I Gave Up On The Outer Worlds 2

I really, really, really wanted to like The Outer Worlds 2.

From the pitch, it sounded like it would be right up my alley. I went in mostly blind, with an open mind, and quite excited…

Only to bounce off the narrative again and again and again. The story, characters, and setting all fell completely flat. The premise is interesting enough if a bit derivative, but it meanders and waits too long to raise the stakes. Almost everyone you meet is a thin caricature parroting a faction’s schtick, and that extends to the companions as well. The backdrop is a war between powerful factions, but each of them basically boils down to “<thing> bad” and they really only differ in set dressing.

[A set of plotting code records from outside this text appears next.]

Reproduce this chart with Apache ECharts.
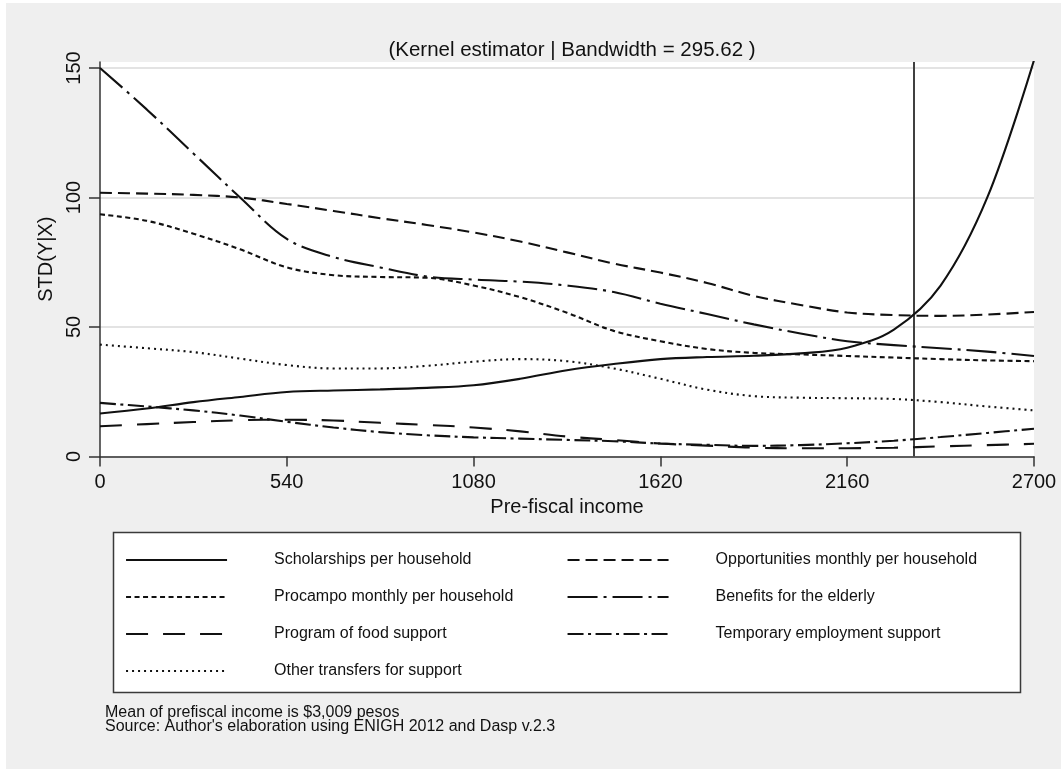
<!DOCTYPE html>
<html>
<head>
<meta charset="utf-8">
<title>STD(Y|X) by pre-fiscal income</title>
<script src="https://cdn.jsdelivr.net/npm/echarts@6/dist/echarts.min.js"></script>
<style>
  html, body { margin: 0; padding: 0; background: #ffffff; }
  #chart { width: 1061px; height: 769px; }
</style>
</head>
<body>
<div id="chart"></div>
<script>
// Pre-fiscal income grid (pesos)
const income = [0, 135, 270, 405, 540, 675, 810, 945, 1080, 1215, 1350, 1485, 1620, 1755, 1890, 2025, 2160, 2295, 2430, 2565, 2700];

// Conditional standard deviation of each transfer
const scholarships  = [16.6, 18.5, 21.0, 23.0, 24.9, 25.5, 25.9, 26.5, 27.5, 30.0, 33.3, 35.7, 37.6, 38.4, 38.9, 39.8, 42.0, 49.0, 66.0, 100.0, 153.0];
const opportunities = [101.8, 101.5, 101.0, 100.0, 97.5, 94.8, 92.0, 89.4, 86.5, 83.0, 78.8, 74.5, 71.0, 67.0, 62.0, 58.5, 55.6, 54.6, 54.3, 54.8, 55.8];
const procampo      = [93.5, 91.0, 86.0, 80.0, 73.0, 70.0, 69.3, 69.0, 66.0, 61.5, 55.5, 48.5, 44.5, 41.5, 40.0, 39.4, 38.8, 38.2, 37.6, 37.1, 36.8];
const elderly       = [150.0, 134.0, 117.0, 100.0, 84.0, 77.0, 73.0, 69.5, 68.3, 67.5, 66.0, 63.5, 59.0, 55.0, 51.0, 47.5, 44.5, 43.0, 41.8, 40.5, 38.8];
const foodSupport   = [11.7, 12.5, 13.3, 14.0, 14.2, 13.9, 13.0, 12.2, 11.2, 9.7, 7.7, 6.4, 5.0, 4.2, 3.4, 3.2, 3.2, 3.4, 3.9, 4.4, 4.9];
const temporaryJobs = [20.7, 19.3, 17.8, 15.8, 13.4, 11.2, 9.4, 8.2, 7.4, 6.9, 6.4, 5.9, 5.0, 4.5, 4.1, 4.4, 5.1, 6.1, 7.5, 9.1, 10.7];
const otherTransfers= [43.2, 41.8, 40.3, 37.8, 35.3, 34.0, 34.0, 35.0, 36.6, 37.6, 36.8, 34.0, 30.0, 25.8, 23.3, 22.7, 22.5, 22.2, 21.0, 19.3, 17.8];

// Series names
const seriesNames = [
  'Scholarships per household',
  'Opportunities monthly per household',
  'Procampo monthly per household',
  'Benefits for the elderly',
  'Program of food support',
  'Temporary employment support',
  'Other transfers for support'
];

// Axis ticks
const xTicks = [0, 540, 1080, 1620, 2160, 2700];
const yTicks = [0, 50, 100, 150];

// Reference line on the income axis
const referenceIncome = 2351;

const INK = '#111111';
const AXIS = '#333333';
const FONT = '"Liberation Sans", Arial, sans-serif';

// Line patterns for each series
const dashes = [
  'solid',
  [12, 6],
  [5, 3.5],
  [30, 6, 3, 6],
  [22, 15],
  [16, 4.5, 3, 4.5],
  [2, 4]
];

const seriesValues = [scholarships, opportunities, procampo, elderly, foodSupport, temporaryJobs, otherTransfers];

const series = seriesValues.map((vals, i) => {
  const s = {
    name: seriesNames[i],
    type: 'line',
    data: income.map((x, k) => [x, vals[k]]),
    smooth: 0.35,
    symbol: 'none',
    showSymbol: false,
    clip: true,
    lineStyle: { color: INK, width: 2.1, type: dashes[i], cap: 'butt' },
    itemStyle: { color: INK },
    emphasis: { disabled: true },
    z: 3
  };
  if (i === 0) {
    s.markLine = {
      silent: true,
      symbol: 'none',
      label: { show: false },
      lineStyle: { color: '#404040', width: 2, type: 'solid' },
      data: [{ xAxis: referenceIncome }],
      z: 2
    };
  }
  return s;
});

function legendColumn(indices, left) {
  return {
    orient: 'vertical',
    left: left,
    top: 551,
    padding: 0,
    itemWidth: 101,
    itemHeight: 14,
    itemGap: 19,
    selectedMode: false,
    itemStyle: { opacity: 0 },
    textStyle: { fontFamily: FONT, fontSize: 16, lineHeight: 18, color: INK, padding: [0, 0, 0, 42] },
    data: indices.map(i => ({
      name: seriesNames[i],
      itemStyle: { opacity: 0 },
      lineStyle: { color: INK, width: 2.1, type: dashes[i], cap: 'butt' }
    }))
  };
}

const plainNumber = v => String(v);

const chart = echarts.init(document.getElementById('chart'), null, { renderer: 'canvas' });

chart.setOption({
  animation: false,
  backgroundColor: '#ffffff',
  title: {
    text: '(Kernel estimator | Bandwidth = 295.62 )',
    left: 567,
    top: 35,
    textAlign: 'center',
    textStyle: { fontFamily: FONT, fontSize: 20.5, fontWeight: 'normal', color: INK }
  },
  graphic: [
    {
      type: 'rect', z: -10, silent: true,
      shape: { x: 6, y: 3, width: 1061, height: 769 },
      style: { fill: '#efefef' }
    },
    {
      type: 'rect', z: -5, silent: true,
      shape: { x: 113.5, y: 532.5, width: 907, height: 160 },
      style: { fill: '#ffffff', stroke: '#3a3a3a', lineWidth: 1.5 }
    },
    {
      type: 'text', silent: true, left: 105, top: 705,
      style: { text: 'Mean of prefiscal income is $3,009 pesos', font: '16px ' + FONT, fill: INK }
    },
    {
      type: 'text', silent: true, left: 105, top: 719,
      style: { text: "Source: Author's elaboration using ENIGH 2012 and Dasp v.2.3", font: '16px ' + FONT, fill: INK }
    }
  ],
  grid: {
    left: 100, right: 27, top: 62, bottom: 312.5,
    show: true, backgroundColor: '#ffffff', borderWidth: 0
  },
  legend: [
    legendColumn([0, 2, 4, 6], 125),
    legendColumn([1, 3, 5], 566.5)
  ],
  xAxis: {
    type: 'value',
    min: 0,
    max: 2700,
    interval: 540,
    name: 'Pre-fiscal income',
    nameLocation: 'middle',
    nameGap: 40,
    nameTextStyle: { fontFamily: FONT, fontSize: 20, color: INK },
    axisLine: { show: true, onZero: false, lineStyle: { color: AXIS, width: 1.5 } },
    axisTick: { show: true, length: 10, customValues: xTicks, lineStyle: { color: AXIS, width: 1.5 } },
    axisLabel: { customValues: xTicks, formatter: plainNumber, margin: 16, fontFamily: FONT, fontSize: 20, color: INK },
    splitLine: { show: false }
  },
  yAxis: {
    type: 'value',
    min: 0,
    max: 152.3,
    name: 'STD(Y|X)',
    nameLocation: 'middle',
    nameGap: 40,
    nameRotate: 90,
    nameTextStyle: { fontFamily: FONT, fontSize: 20, color: INK },
    axisLine: { show: true, lineStyle: { color: AXIS, width: 1.5 } },
    axisTick: { show: true, length: 11, customValues: yTicks, lineStyle: { color: AXIS, width: 1.5 } },
    axisLabel: { customValues: yTicks, formatter: plainNumber, rotate: 90, margin: 16, fontFamily: FONT, fontSize: 20, color: INK },
    splitLine: { show: true, lineStyle: { color: '#e3e3e3', width: 2 } }
  },
  series: series
});
</script>
</body>
</html>
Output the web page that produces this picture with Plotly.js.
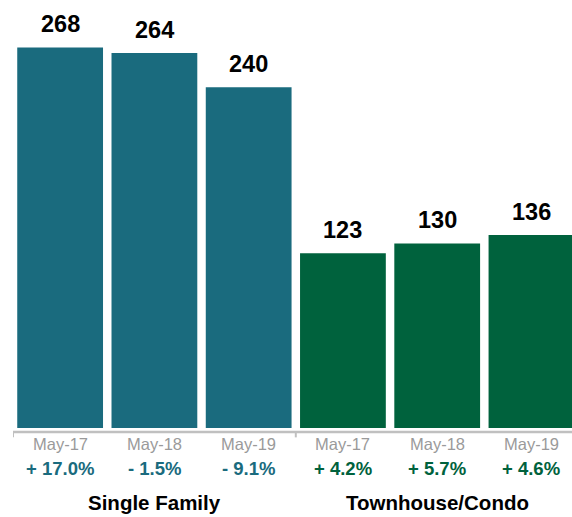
<!DOCTYPE html>
<html><head><meta charset="utf-8">
<script src="https://cdn.plot.ly/plotly-3.0.1.min.js"></script>
<style>html,body{margin:0;padding:0;background:#fff;}#chart{width:572px;height:517px;}</style>
</head><body><div id="chart"></div>
<script>
const months = ["May-17","May-18","May-19","May-17","May-18","May-19"];
const values = [268,264,240,123,130,136];
const changes = ["+ 17.0%","- 1.5%","- 9.1%","+ 4.2%","+ 5.7%","+ 4.6%"];
const groups = ["Single Family","Townhouse/Condo"];
const groupOf = [0,0,0,1,1,1];
const groupColors = ["#1a6b7e","#00623d"];

const xs = values.map((v,i)=>i);
const font = "Liberation Sans, Arial, Helvetica, sans-serif";

const trace = {
  type:"bar", x:xs, y:values,
  marker:{color:groupOf.map(g=>groupColors[g])},
  width:0.91, hoverinfo:"none"
};

const ann = [];
values.forEach((v,i)=>{
  ann.push({x:i,y:v,xref:"x",yref:"y",text:"<b>"+v+"</b>",showarrow:false,
    yanchor:"bottom",yshift:8,font:{family:font,size:23.5,color:"#000"}});
  ann.push({x:i,y:-0.038,xref:"x",yref:"paper",text:months[i],showarrow:false,
    yanchor:"middle",font:{family:font,size:16.5,color:"#9a9a9a"}});
  ann.push({x:i,y:-0.095,xref:"x",yref:"paper",text:"<b>"+changes[i]+"</b>",showarrow:false,
    yanchor:"middle",font:{family:font,size:18.5,color:groupColors[groupOf[i]]}});
});
groups.forEach((g,k)=>{
  ann.push({x:k*3+1,y:-0.176,xref:"x",yref:"paper",text:"<b>"+g+"</b>",showarrow:false,
    yanchor:"middle",font:{family:font,size:20.5,color:"#000"}});
});

const lineY = -0.0095, tickY = -0.022;
const shapes = [
  {type:"line",xref:"x",yref:"paper",x0:-0.5,x1:5.5,y0:lineY,y1:lineY,line:{color:"#c0c0c0",width:2.5}},
  {type:"line",xref:"x",yref:"paper",x0:-0.5,x1:-0.5,y0:lineY,y1:tickY,line:{color:"#c0c0c0",width:2}},
  {type:"line",xref:"x",yref:"paper",x0:2.5,x1:2.5,y0:lineY,y1:tickY,line:{color:"#c0c0c0",width:2}},
  {type:"line",xref:"x",yref:"paper",x0:5.5,x1:5.5,y0:lineY,y1:tickY,line:{color:"#c0c0c0",width:2}}
];

const layout = {
  width:572,height:517,
  margin:{l:13,r:0,t:2,b:89,pad:0},
  paper_bgcolor:"#fff",plot_bgcolor:"#fff",
  showlegend:false,
  xaxis:{range:[-0.5,5.43],showgrid:false,zeroline:false,showticklabels:false,ticks:"",showline:false},
  yaxis:{range:[0,300],showgrid:false,zeroline:false,showticklabels:false,ticks:"",showline:false},
  annotations:ann,
  shapes:shapes
};
Plotly.newPlot("chart",[trace],layout,{staticPlot:true,displayModeBar:false});
</script></body></html>
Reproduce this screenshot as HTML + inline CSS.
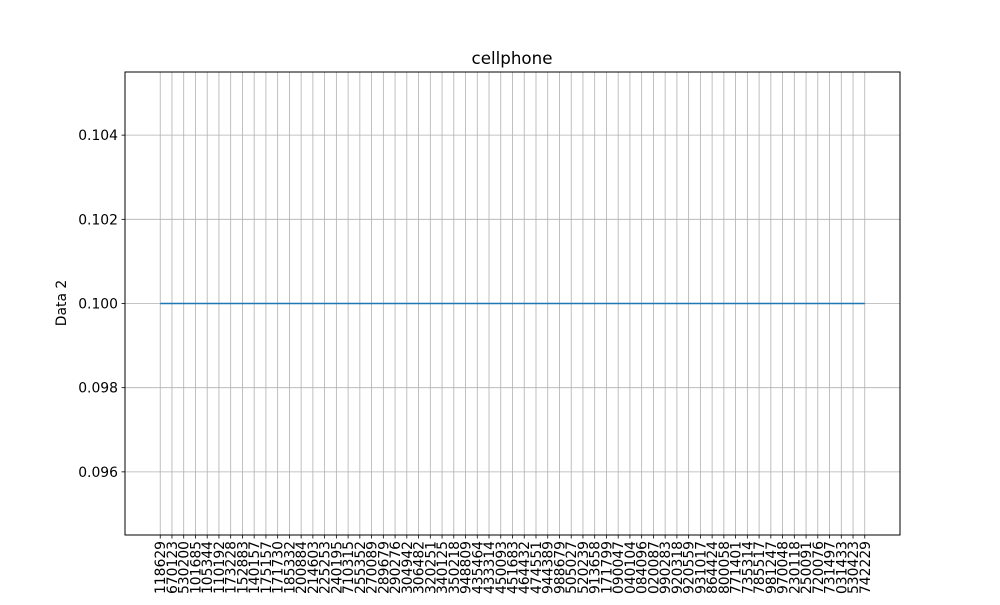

It leans on the humour to carry the day, and that humour just didn’t land for me at all. Tone-wise it’s in a really weird place where it’s too silly to take seriously, but too dismal to be fun. I never really cared about what was happening, or felt I had a good reason to care either in or out of universe. The characters aren’t likeable, the factions are unsympathetic, I don’t understand what problem we’re trying to solve let alone my part in it, why am I even here?

The gameplay is at best competent if unremarkable, at worst tedious and frustrating. I’m not a fan of hard skill checks over soft ones, the look-but-don’t-touch way they’re presented, or the balancing between skill check difficulty and skill points granted, but that’s mostly down to preference. I do feel the bullet-spongey enemies do hurt the feel of the combat, which otherwise is decent with a few neat tricks.

There was clearly a ton of work and a lot of love put into this game, and at times it does shine through. But I can’t help but feel there’s no unique selling point, no differentiator, no raison d’etre. It wants to be Mass Effect, it wants to be Fallout, but it misses out on what makes those brilliant. At the high asking price, it’s inevitably asking for comparison to other games that it doesn’t reach the level of and never was going to reach the level of.

Eighteen hours in I finally admitted I was forcing myself to play a game I wasn’t enjoying, giving it “second” chance after “second” chance in the vain hope that it would eventually click. There were a few genuine glimmers of brilliance, but at the end of the day I’m not willing to keep slogging through for the notion of a payoff that may or may not be there.

If this seems unusually review-like, it’s because it’s adapted from what I wrote as a Steam review. I don’t know if I’ll do a full postmortem on just why it didn’t land for me, but I already had this shorter piece ready to go.